» Required work
Go through the data below and copy it exactly, skipping every picture.

--- Start ---

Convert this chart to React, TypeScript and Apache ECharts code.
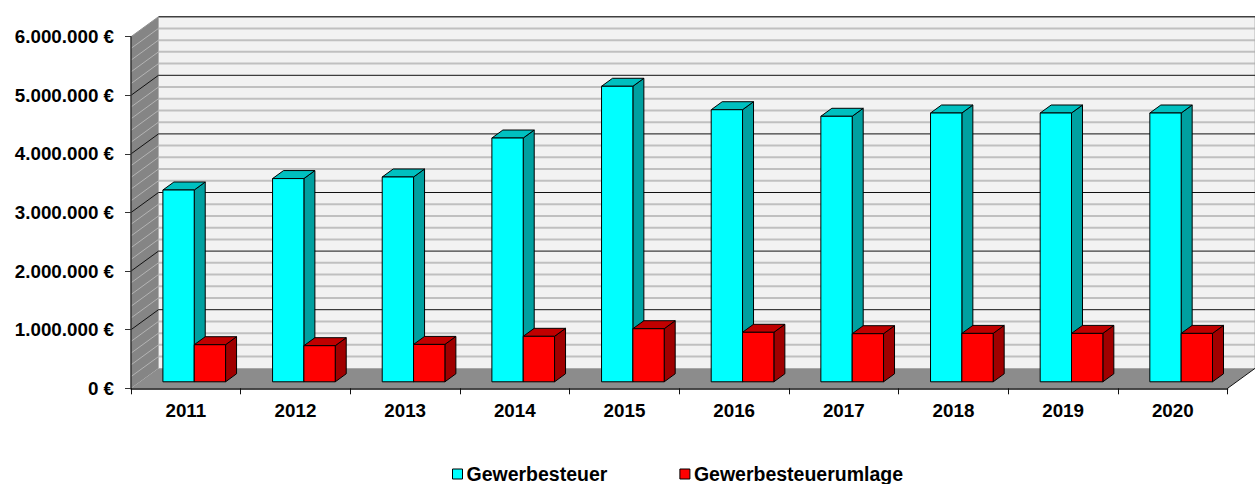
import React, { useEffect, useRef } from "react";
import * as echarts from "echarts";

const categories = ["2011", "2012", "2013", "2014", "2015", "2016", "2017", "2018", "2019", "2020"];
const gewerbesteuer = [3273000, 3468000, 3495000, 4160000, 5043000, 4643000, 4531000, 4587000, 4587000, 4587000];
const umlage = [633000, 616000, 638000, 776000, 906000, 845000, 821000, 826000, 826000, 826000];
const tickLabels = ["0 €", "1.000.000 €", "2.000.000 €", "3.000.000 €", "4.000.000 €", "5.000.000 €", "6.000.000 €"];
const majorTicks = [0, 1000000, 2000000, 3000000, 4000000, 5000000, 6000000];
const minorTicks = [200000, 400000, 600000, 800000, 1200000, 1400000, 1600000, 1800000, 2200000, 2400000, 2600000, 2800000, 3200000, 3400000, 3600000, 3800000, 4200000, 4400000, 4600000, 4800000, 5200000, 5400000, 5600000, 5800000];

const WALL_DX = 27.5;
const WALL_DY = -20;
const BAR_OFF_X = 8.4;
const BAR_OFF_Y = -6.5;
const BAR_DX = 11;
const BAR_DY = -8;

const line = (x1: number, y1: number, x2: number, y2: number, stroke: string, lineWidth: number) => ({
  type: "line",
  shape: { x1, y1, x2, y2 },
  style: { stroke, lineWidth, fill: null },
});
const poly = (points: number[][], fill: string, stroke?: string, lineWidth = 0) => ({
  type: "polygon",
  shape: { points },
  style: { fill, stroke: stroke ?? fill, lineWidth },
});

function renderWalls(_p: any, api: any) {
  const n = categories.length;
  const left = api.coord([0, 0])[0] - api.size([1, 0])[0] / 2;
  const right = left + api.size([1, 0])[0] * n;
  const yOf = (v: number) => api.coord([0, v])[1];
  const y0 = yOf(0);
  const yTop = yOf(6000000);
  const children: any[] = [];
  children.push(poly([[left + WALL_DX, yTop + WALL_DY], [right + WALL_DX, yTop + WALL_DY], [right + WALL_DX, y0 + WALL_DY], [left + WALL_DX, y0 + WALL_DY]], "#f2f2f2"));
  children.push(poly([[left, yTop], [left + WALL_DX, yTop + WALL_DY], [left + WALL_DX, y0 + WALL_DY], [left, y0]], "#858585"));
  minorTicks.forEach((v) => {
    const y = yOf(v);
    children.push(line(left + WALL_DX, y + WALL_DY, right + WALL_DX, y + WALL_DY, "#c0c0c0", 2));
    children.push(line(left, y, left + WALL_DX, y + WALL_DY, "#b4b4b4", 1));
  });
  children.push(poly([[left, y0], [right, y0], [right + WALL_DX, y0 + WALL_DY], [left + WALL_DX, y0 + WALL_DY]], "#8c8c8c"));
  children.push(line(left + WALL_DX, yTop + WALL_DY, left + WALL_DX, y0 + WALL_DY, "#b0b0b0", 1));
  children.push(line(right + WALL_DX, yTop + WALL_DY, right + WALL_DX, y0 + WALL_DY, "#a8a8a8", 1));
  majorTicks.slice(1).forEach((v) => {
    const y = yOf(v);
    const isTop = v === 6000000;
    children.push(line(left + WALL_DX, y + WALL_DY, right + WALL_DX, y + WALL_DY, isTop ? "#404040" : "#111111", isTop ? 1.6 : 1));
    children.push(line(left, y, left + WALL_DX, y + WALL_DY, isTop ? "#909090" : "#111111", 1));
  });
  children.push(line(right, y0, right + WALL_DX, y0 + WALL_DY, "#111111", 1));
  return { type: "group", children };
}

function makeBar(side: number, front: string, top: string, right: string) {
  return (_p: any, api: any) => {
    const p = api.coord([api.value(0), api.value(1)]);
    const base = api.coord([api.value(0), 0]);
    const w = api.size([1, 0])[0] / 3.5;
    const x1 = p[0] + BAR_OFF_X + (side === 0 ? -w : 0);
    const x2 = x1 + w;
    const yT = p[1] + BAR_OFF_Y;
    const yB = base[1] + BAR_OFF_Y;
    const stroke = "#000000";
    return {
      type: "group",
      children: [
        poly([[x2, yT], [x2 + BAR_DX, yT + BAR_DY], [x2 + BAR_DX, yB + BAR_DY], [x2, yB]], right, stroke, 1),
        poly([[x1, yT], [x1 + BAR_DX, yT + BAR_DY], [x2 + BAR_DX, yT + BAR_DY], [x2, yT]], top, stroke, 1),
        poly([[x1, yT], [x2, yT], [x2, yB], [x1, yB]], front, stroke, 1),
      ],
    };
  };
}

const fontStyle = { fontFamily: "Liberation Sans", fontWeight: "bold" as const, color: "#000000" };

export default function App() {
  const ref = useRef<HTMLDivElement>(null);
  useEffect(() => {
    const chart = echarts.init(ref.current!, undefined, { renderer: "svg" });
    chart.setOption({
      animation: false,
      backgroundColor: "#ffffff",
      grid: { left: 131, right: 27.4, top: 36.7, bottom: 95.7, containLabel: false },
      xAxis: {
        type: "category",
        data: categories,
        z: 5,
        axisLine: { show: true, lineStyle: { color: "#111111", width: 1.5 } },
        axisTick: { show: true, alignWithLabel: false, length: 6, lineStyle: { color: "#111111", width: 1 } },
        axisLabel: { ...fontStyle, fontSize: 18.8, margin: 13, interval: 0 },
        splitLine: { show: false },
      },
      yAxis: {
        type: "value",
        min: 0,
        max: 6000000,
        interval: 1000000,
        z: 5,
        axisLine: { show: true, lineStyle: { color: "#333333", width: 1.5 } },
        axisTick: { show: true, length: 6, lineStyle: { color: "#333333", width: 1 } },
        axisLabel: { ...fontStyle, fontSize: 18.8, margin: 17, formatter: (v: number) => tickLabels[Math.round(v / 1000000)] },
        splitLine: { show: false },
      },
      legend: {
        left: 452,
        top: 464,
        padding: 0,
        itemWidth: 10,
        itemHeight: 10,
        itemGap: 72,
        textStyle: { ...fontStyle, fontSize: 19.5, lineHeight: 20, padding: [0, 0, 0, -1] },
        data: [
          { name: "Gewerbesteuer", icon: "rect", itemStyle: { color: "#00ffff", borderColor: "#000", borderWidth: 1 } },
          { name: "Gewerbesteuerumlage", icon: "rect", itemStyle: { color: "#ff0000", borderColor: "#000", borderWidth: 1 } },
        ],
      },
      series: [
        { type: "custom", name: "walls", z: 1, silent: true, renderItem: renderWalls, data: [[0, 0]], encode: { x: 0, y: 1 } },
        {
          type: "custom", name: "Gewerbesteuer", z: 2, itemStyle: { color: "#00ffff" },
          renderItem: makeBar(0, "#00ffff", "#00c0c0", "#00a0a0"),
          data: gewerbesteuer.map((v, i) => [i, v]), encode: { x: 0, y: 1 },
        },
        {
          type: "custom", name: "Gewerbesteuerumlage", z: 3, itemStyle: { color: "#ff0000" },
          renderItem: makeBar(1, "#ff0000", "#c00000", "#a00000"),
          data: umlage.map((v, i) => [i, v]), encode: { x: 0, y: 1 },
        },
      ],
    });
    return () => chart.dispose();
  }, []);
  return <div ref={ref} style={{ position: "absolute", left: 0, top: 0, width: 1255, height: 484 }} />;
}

--- End ---

» Final result
Convert this chart to React, TypeScript and Apache ECharts code.
import React, { useEffect, useRef } from "react";
import * as echarts from "echarts";

const categories = ["2011", "2012", "2013", "2014", "2015", "2016", "2017", "2018", "2019", "2020"];
const gewerbesteuer = [3273000, 3468000, 3495000, 4160000, 5043000, 4643000, 4531000, 4587000, 4587000, 4587000];
const umlage = [633000, 616000, 638000, 776000, 906000, 845000, 821000, 826000, 826000, 826000];
const tickLabels = ["0 €", "1.000.000 €", "2.000.000 €", "3.000.000 €", "4.000.000 €", "5.000.000 €", "6.000.000 €"];
const majorTicks = [0, 1000000, 2000000, 3000000, 4000000, 5000000, 6000000];
const minorTicks = [200000, 400000, 600000, 800000, 1200000, 1400000, 1600000, 1800000, 2200000, 2400000, 2600000, 2800000, 3200000, 3400000, 3600000, 3800000, 4200000, 4400000, 4600000, 4800000, 5200000, 5400000, 5600000, 5800000];

const WALL_DX = 27.5;
const WALL_DY = -20;
const BAR_OFF_X = 8.4;
const BAR_OFF_Y = -6.5;
const BAR_DX = 11;
const BAR_DY = -8;

const line = (x1: number, y1: number, x2: number, y2: number, stroke: string, lineWidth: number) => ({
  type: "line",
  shape: { x1, y1, x2, y2 },
  style: { stroke, lineWidth, fill: null },
});
const poly = (points: number[][], fill: string, stroke?: string, lineWidth = 0) => ({
  type: "polygon",
  shape: { points },
  style: { fill, stroke: stroke ?? fill, lineWidth },
});

function renderWalls(_p: any, api: any) {
  const n = categories.length;
  const left = api.coord([0, 0])[0] - api.size([1, 0])[0] / 2;
  const right = left + api.size([1, 0])[0] * n;
  const yOf = (v: number) => api.coord([0, v])[1];
  const y0 = yOf(0);
  const yTop = yOf(6000000);
  const children: any[] = [];
  children.push(poly([[left + WALL_DX, yTop + WALL_DY], [right + WALL_DX, yTop + WALL_DY], [right + WALL_DX, y0 + WALL_DY], [left + WALL_DX, y0 + WALL_DY]], "#f2f2f2"));
  children.push(poly([[left, yTop], [left + WALL_DX, yTop + WALL_DY], [left + WALL_DX, y0 + WALL_DY], [left, y0]], "#858585"));
  minorTicks.forEach((v) => {
    const y = yOf(v);
    children.push(line(left + WALL_DX, y + WALL_DY, right + WALL_DX, y + WALL_DY, "#c0c0c0", 2));
    children.push(line(left, y, left + WALL_DX, y + WALL_DY, "#b4b4b4", 1));
  });
  children.push(poly([[left, y0], [right, y0], [right + WALL_DX, y0 + WALL_DY], [left + WALL_DX, y0 + WALL_DY]], "#8c8c8c"));
  children.push(line(left + WALL_DX, yTop + WALL_DY, left + WALL_DX, y0 + WALL_DY, "#b0b0b0", 1));
  children.push(line(right + WALL_DX, yTop + WALL_DY, right + WALL_DX, y0 + WALL_DY, "#a8a8a8", 1));
  majorTicks.slice(1).forEach((v) => {
    const y = yOf(v);
    const isTop = v === 6000000;
    children.push(line(left + WALL_DX, y + WALL_DY, right + WALL_DX, y + WALL_DY, isTop ? "#404040" : "#111111", isTop ? 1.6 : 1));
    children.push(line(left, y, left + WALL_DX, y + WALL_DY, isTop ? "#909090" : "#111111", 1));
  });
  children.push(line(right, y0, right + WALL_DX, y0 + WALL_DY, "#111111", 1));
  return { type: "group", children };
}

function makeBar(side: number, front: string, top: string, right: string) {
  return (_p: any, api: any) => {
    const p = api.coord([api.value(0), api.value(1)]);
    const base = api.coord([api.value(0), 0]);
    const w = api.size([1, 0])[0] / 3.5;
    const x1 = p[0] + BAR_OFF_X + (side === 0 ? -w : 0);
    const x2 = x1 + w;
    const yT = p[1] + BAR_OFF_Y;
    const yB = base[1] + BAR_OFF_Y;
    const stroke = "#000000";
    return {
      type: "group",
      children: [
        poly([[x2, yT], [x2 + BAR_DX, yT + BAR_DY], [x2 + BAR_DX, yB + BAR_DY], [x2, yB]], right, stroke, 1),
        poly([[x1, yT], [x1 + BAR_DX, yT + BAR_DY], [x2 + BAR_DX, yT + BAR_DY], [x2, yT]], top, stroke, 1),
        poly([[x1, yT], [x2, yT], [x2, yB], [x1, yB]], front, stroke, 1),
      ],
    };
  };
}

const fontStyle = { fontFamily: "Liberation Sans", fontWeight: "bold" as const, color: "#000000" };

export default function App() {
  const ref = useRef<HTMLDivElement>(null);
  useEffect(() => {
    const chart = echarts.init(ref.current!, undefined, { renderer: "svg" });
    chart.setOption({
      animation: false,
      backgroundColor: "#ffffff",
      grid: { left: 131, right: 27.4, top: 36.7, bottom: 95.7, containLabel: false },
      xAxis: {
        type: "category",
        data: categories,
        z: 5,
        axisLine: { show: true, lineStyle: { color: "#111111", width: 1.5 } },
        axisTick: { show: true, alignWithLabel: false, length: 6, lineStyle: { color: "#111111", width: 1 } },
        axisLabel: { ...fontStyle, fontSize: 18.8, margin: 13, interval: 0 },
        splitLine: { show: false },
      },
      yAxis: {
        type: "value",
        min: 0,
        max: 6000000,
        interval: 1000000,
        z: 5,
        axisLine: { show: true, lineStyle: { color: "#333333", width: 1.5 } },
        axisTick: { show: true, length: 6, lineStyle: { color: "#333333", width: 1 } },
        axisLabel: { ...fontStyle, fontSize: 18.8, margin: 17, formatter: (v: number) => tickLabels[Math.round(v / 1000000)] },
        splitLine: { show: false },
      },
      legend: {
        left: 452,
        top: 464,
        padding: 0,
        itemWidth: 10,
        itemHeight: 10,
        itemGap: 72,
        textStyle: { ...fontStyle, fontSize: 19.5, lineHeight: 20, padding: [0, 0, 0, -1] },
        data: [
          { name: "Gewerbesteuer", icon: "rect", itemStyle: { color: "#00ffff", borderColor: "#000", borderWidth: 1 } },
          { name: "Gewerbesteuerumlage", icon: "rect", itemStyle: { color: "#ff0000", borderColor: "#000", borderWidth: 1 } },
        ],
      },
      series: [
        { type: "custom", name: "walls", z: 1, silent: true, renderItem: renderWalls, data: [[0, 0]], encode: { x: 0, y: 1 } },
        {
          type: "custom", name: "Gewerbesteuer", z: 2, itemStyle: { color: "#00ffff" },
          renderItem: makeBar(0, "#00ffff", "#00c0c0", "#00a0a0"),
          data: gewerbesteuer.map((v, i) => [i, v]), encode: { x: 0, y: 1 },
        },
        {
          type: "custom", name: "Gewerbesteuerumlage", z: 3, itemStyle: { color: "#ff0000" },
          renderItem: makeBar(1, "#ff0000", "#c00000", "#a00000"),
          data: umlage.map((v, i) => [i, v]), encode: { x: 0, y: 1 },
        },
      ],
    });
    return () => chart.dispose();
  }, []);
  return <div ref={ref} style={{ position: "absolute", left: 0, top: 0, width: 1255, height: 484 }} />;
}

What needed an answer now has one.